“Eradicating Ideological Viruses”: China’s Campaign of Repression Against Xinjiang’s Muslims
September 01, 2018“When my driver and I travelled, I had to inform the police in the locations where our hukous [household registration permits] are registered to get written permissions. We’d have to tell them where we’re going, what we’re doing, who we’re seeing, how many days we’re gone, and the information of the families we’re visiting. They’d have to investigate before they’d issue the permissions. I’d also have to tell my family where I’m going to, [for them] to inform the police and get authorized by the neighborhood office there. And if the authorities there also agree, [only] then we can go.”
“Even to leave the village we had to apply to the neighborhood office, and in addition, there are checkpoints along the way [to where you want to go].”
“My mom has a heart condition and she needs to go to the hospital in Urumqi, but the officials in the neighborhood office wouldn’t let her leave.”

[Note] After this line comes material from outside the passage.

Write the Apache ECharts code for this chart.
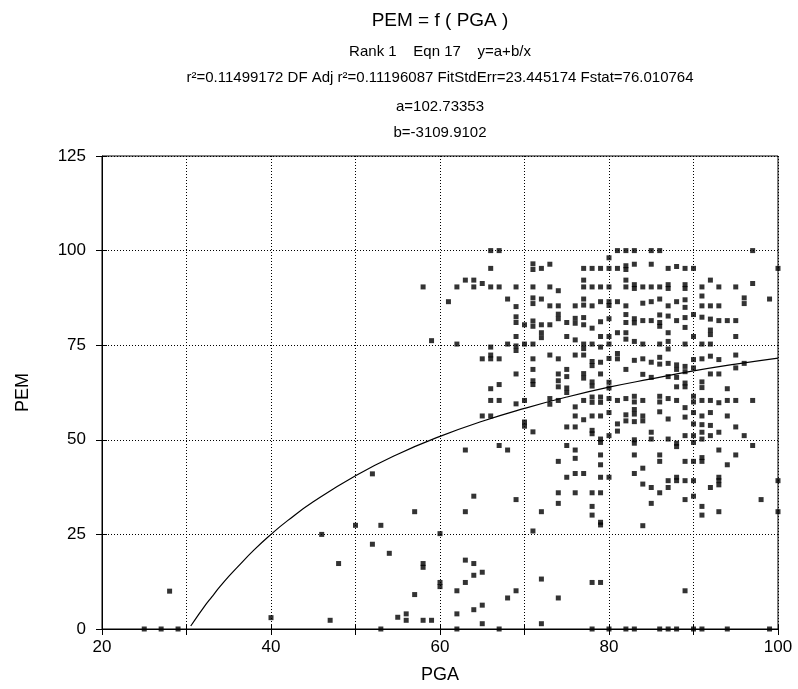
<!DOCTYPE html>
<html>
<head>
<meta charset="utf-8">
<script src="https://cdn.jsdelivr.net/npm/echarts@6/dist/echarts.min.js"></script>
<style>
html,body{margin:0;padding:0;background:#fff;}
#chart{width:798px;height:689px;}
</style>
</head>
<body>
<div id="chart"></div>
<script>
// ---- Text ----
const titleLines = [
  'PEM = f ( PGA )',
  'Rank 1    Eqn 17    y=a+b/x',
  'r\u00B2=0.11499172 DF Adj r\u00B2=0.11196087 FitStdErr=23.445174 Fstat=76.010764',
  'a=102.73353',
  'b=-3109.9102'
];
const xName = 'PGA';
const yName = 'PEM';
const xTickLabels = [20, 40, 60, 80, 100];
const yTickLabels = [0, 25, 50, 75, 100, 125];

// ---- Scatter data [PGA, PEM] ----
const pointsLeft = [
  [25,0],[27,0],[29,0],[28,10],[40,3],[46,25],[47,2.3],[48,17.3],[50,27.4],[52,41],
  [52,22.4],[53,27.4],[53,0],[54,20],[55,3.1],[56,4],[56,2.3],[57,31],[57,9.1],[58,17.3],
  [58,16.3],[58,2.3],[59,2.3],[60,25.2],[60,12.3],[60,11.2],[58,90.4],[59,76.2]
];
const pointsLowMid = [
  [71,52.1],[78,52.5],[78,51.6],[79,50.2],[79,49.3],[63,47.3],[67,48.5],[68,47.3],[75,48.5],[76,47.3],
  [76,45.1],[74,44.3],[79,46],[79,43.4],[75,40.1],[76,41.1],[77,41.1],[79,40.1],[74,36],[76,36],
  [78,36],[79,36],[64,35.1],[69,34.2],[74,33.2],[63,31],[72,31],[78,32.4],[78,30.1],[79,28.2],
  [79,27.5],[71,25.9],[63,18.2],[64,17.3],[65,15],[64,14.2],[63,12.3],[62,10.1],[72,13.2],[78,12.3],
  [79,12.3],[69,10.1],[68,8.2],[74,8.2],[65,6.3],[64,5.1],[62,4],[65,1.4],[72,1.4],[62,0],
  [67,0],[78,0],[75,53.4],[76,53.4]
];
const pointsLowRight = [
  [80,51.1],[81,52.3],[83,50],[83,49.1],[85,52],[85,50.2],[87,50.2],[88,49.1],[88,48.2],[89,51.1],
  [90,51.1],[90,49.3],[91,52],[91,50.2],[92,51.1],[93,52],[96,51.1],[97,48.5],[83,46],[86,46],
  [86,44.3],[93,47.3],[95,46],[89,44.3],[90,44.3],[91,45.3],[91,44.3],[94,43.4],[84,42.5],[80,40.1],
  [83,41.1],[84,38.3],[85,37.4],[86,36],[87,39.2],[87,37.4],[88,40.1],[88,39.2],[89,39.2],[90,39.2],
  [92,37.4],[93,40.1],[93,39.2],[93,38.1],[100,39.2],[85,33.2],[89,34.2],[90,35.1],[98,34.2],[84,27.3],
  [91,32.4],[91,30.1],[93,31],[100,31],[89,10.1],[80,0],[82,0],[83,0],[86,0],[87,0],
  [88,0],[90,0],[91,0],[94,0],[99,0],[92,53.8],[95,53.4]
];
const pointsUpperMid = [
  [66,100],[67,100],[66,95.3],[71,96.5],[71,95],[72,95.3],[73,96.4],[77,95.3],[78,95.3],[79,95.3],
  [63,92.2],[64,92.2],[62,90.4],[64,90.4],[65,91.3],[66,90.4],[67,90.4],[69,90.4],[71,90.4],[73,90.4],
  [74,89.4],[77,92.2],[77,90.4],[78,90.4],[79,90.4],[61,86.5],[68,87.2],[69,85.2],[71,87.5],[71,86],
  [72,87.2],[73,85.4],[74,85.4],[76,85.4],[77,87.2],[77,85.6],[78,85.4],[79,86.5],[74,83.2],[74,82],
  [69,82.5],[69,81],[70,80.4],[71,81.4],[71,80],[72,80.4],[73,80.4],[75,81],[76,82.1],[76,80.8],
  [77,82.3],[77,80.4],[78,79.5],[79,81.2],[72,78.3],[72,77],[75,77.3],[76,76.4],[79,77.3],[69,77.3],
  [62,75.3],[66,74.5],[68,75.3],[69,74.8],[69,73.6],[70,75.3],[71,75.3],[77,75.3],[77,74.1],[77,72.4],
  [78,75.3],[79,74.5],[65,71.4],[66,72.4],[66,71.4],[67,71.4],[71,71.4],[73,72.4],[74,71.4],[76,72.4],
  [78,70.7],[78,69.6],[79,70.5],[71,68.6],[69,67.4],[74,67.4],[75,68.6],[75,66.7],[77,67.5],[77,66.3],
  [79,67.4],[67,64.6],[66,63.5],[71,65.6],[71,64.6],[74,65.6],[74,64],[75,63.7],[75,62.5],[78,65.3],
  [78,64.2],[66,60.4],[67,60.4],[69,59.5],[70,60.4],[73,60.9],[73,59.4],[74,60.4],[76,58.7],[77,60.4],
  [78,61.3],[78,59.9],[79,61.3],[79,59.9],[65,56.3],[66,56.3],[70,54.7],[70,53.6],[76,56.3],[77,55.3],
  [78,56.3],[79,56.3]
];
const pointsAt80 = [
  [80,98.1],[80,95.3],[80,90.4],[80,86.5],[80,85.5],[80,82],[80,77.3],[80,75.3],[80,71.5],[80,65.2],
  [80,63.7],[80,60.9],[80,57.2]
];
const pointsUpperRight = [
  [81,100],[82,100],[83,100],[85,100],[86,100],[97,100],[81,95.3],[82,96],[82,95],[83,96.4],
  [85,96.4],[87,95.3],[88,95.8],[89,95.3],[90,95.3],[100,95.3],[82,92.2],[82,90.4],[83,91],[83,90],
  [84,90.4],[85,90.4],[86,90.4],[87,91],[87,90],[89,91],[89,90],[91,90.4],[92,92.2],[93,90.4],
  [95,90.4],[97,91.3],[91,88],[96,87.5],[96,86],[99,87.2],[81,86.5],[82,85.4],[84,86.1],[85,86.5],
  [86,87.2],[87,85.4],[88,86.5],[89,87],[89,85],[91,85.4],[92,85.4],[93,85.4],[82,83.1],[82,81],
  [83,82],[83,80.9],[84,81.5],[85,81.5],[86,83],[86,81],[86,80],[87,82.7],[88,81.5],[89,82.3],
  [89,79.7],[90,83.1],[91,82.4],[92,81.9],[92,79],[92,77.8],[93,81.5],[94,81.5],[95,81.5],[81,78.3],
  [82,78.3],[82,76.6],[83,76],[84,75.3],[86,75.3],[87,78.3],[87,76],[87,74],[89,75.3],[90,77.3],
  [91,75.3],[92,75.3],[95,77.3],[81,72.8],[81,71.4],[82,68.6],[83,71],[84,71.4],[85,70.5],[86,71.8],
  [86,70],[87,70.2],[88,69.8],[89,69.4],[88,68.6],[88,66.5],[88,64],[89,68],[89,65],[89,64],
  [90,71.2],[90,69],[91,71.4],[92,72.1],[93,71.2],[95,72.4],[95,69],[96,70.2],[84,67.3],[85,66.5],
  [87,66.7],[91,65.3],[91,63.8],[92,67.4],[93,67.4],[94,63.5],[81,60.4],[82,60.9],[83,61.5],[83,60],
  [84,60.4],[86,61.5],[86,60],[87,60.9],[88,60.4],[90,61.5],[90,60],[91,60.4],[92,60.4],[93,59.8],
  [94,60.4],[95,60.4],[97,60.4],[82,56.6],[83,58],[83,56.8],[84,56.3],[86,57.4],[87,55.5],[89,58.5],
  [89,56],[90,57.2],[91,56.3],[92,57.2],[94,56.3],[81,54.2],[82,55],[83,54.8],[84,55],[90,54.2],
  [91,54]
];

// ---- Fitted curve ----
const fitPGA = [30.5,31,32,33,34,35,36,38,40,42,45,50,55,60,65,70,75,80,85,90,95,100];
const fitPEM = [0.8,2.4,5.6,8.5,11.3,13.9,16.3,20.9,25.0,28.7,33.6,40.5,46.2,50.9,54.9,58.3,61.3,63.9,66.1,68.2,70.0,71.6];

// ---- Build ----
const scatterData = [].concat(pointsLeft, pointsLowMid, pointsLowRight, pointsUpperMid, pointsAt80, pointsUpperRight);
const fitData = fitPGA.map((x, i) => [x, fitPEM[i]]);

const FONT = 'Liberation Sans, Arial, sans-serif';
const chart = echarts.init(document.getElementById('chart'), null, {renderer: 'canvas'});

const titleY = [21, 52, 78, 107, 133];
const titleSize = [19, 15, 15, 15, 15];
const gridBox = {left: 102, top: 156, width: 676, height: 476};

const option = {
  animation: false,
  backgroundColor: '#fff',
  graphic: titleLines.map((t, i) => ({
    type: 'text',
    x: 440,
    y: titleY[i],
    style: {
      text: t,
      font: titleSize[i] + 'px ' + FONT,
      fill: '#000',
      textAlign: 'center',
      textVerticalAlign: 'middle'
    }
  })),
  grid: Object.assign({show: true, borderColor: '#000', borderWidth: 1, backgroundColor: 'transparent'}, gridBox),
  xAxis: [{
    type: 'value', min: 20, max: 100, interval: 10,
    name: xName, nameLocation: 'middle', nameGap: 37,
    nameTextStyle: {fontFamily: FONT, fontSize: 18, color: '#000'},
    axisLine: {show: true, onZero: false, lineStyle: {color: '#000', width: 1}},
    axisTick: {show: true, length: 6, lineStyle: {color: '#000'}},
    axisLabel: {
      fontFamily: FONT, fontSize: 17, color: '#000', margin: 10,
      formatter: v => xTickLabels.indexOf(v) >= 0 ? String(v) : ''
    },
    splitLine: {show: true, lineStyle: {color: '#000', type: [1, 2], width: 1}}
  }, {
    type: 'value', min: 20, max: 100, interval: 10, position: 'bottom',
    axisLine: {show: false}, axisLabel: {show: false}, splitLine: {show: false},
    axisTick: {show: true, inside: true, length: 5, lineStyle: {color: '#000'}}
  }],
  yAxis: [{
    type: 'value', min: 0, max: 125, interval: 25,
    name: yName, nameLocation: 'middle', nameGap: 70, nameRotate: 90,
    nameTextStyle: {fontFamily: FONT, fontSize: 18, color: '#000'},
    axisLine: {show: true, onZero: false, lineStyle: {color: '#000', width: 1}},
    axisTick: {show: true, length: 6, lineStyle: {color: '#000'}},
    axisLabel: {
      fontFamily: FONT, fontSize: 17, color: '#000', margin: 16,
      formatter: v => yTickLabels.indexOf(v) >= 0 ? String(v) : ''
    },
    splitLine: {show: true, lineStyle: {color: '#000', type: [1, 2], width: 1}}
  }, {
    type: 'value', min: 0, max: 125, interval: 25, position: 'left',
    axisLine: {show: false}, axisLabel: {show: false}, splitLine: {show: false},
    axisTick: {show: true, inside: true, length: 5, lineStyle: {color: '#000'}}
  }],
  series: [{
    type: 'line',
    data: fitData,
    smooth: true,
    showSymbol: false,
    symbol: 'none',
    lineStyle: {color: '#000', width: 1.2},
    z: 2
  }, {
    type: 'scatter',
    data: scatterData,
    symbol: 'rect',
    symbolSize: 5,
    itemStyle: {color: '#000'},
    z: 3
  }]
};
chart.setOption(option);
</script>
</body>
</html>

“[My daughter’s] been released but since then she has not been allowed to leave the location where her hukou is registered…. She has to report to the neighborhood office regularly…. When my daughter was in there, my ex-husband had to go every day to the neighborhood office to report because he too became a ‘focus personnel’ [a catchall term for those whom authorities deem threatening]; if he had to go and visit his mother – who lives three hours away, he had to get permission from the neighborhood office.”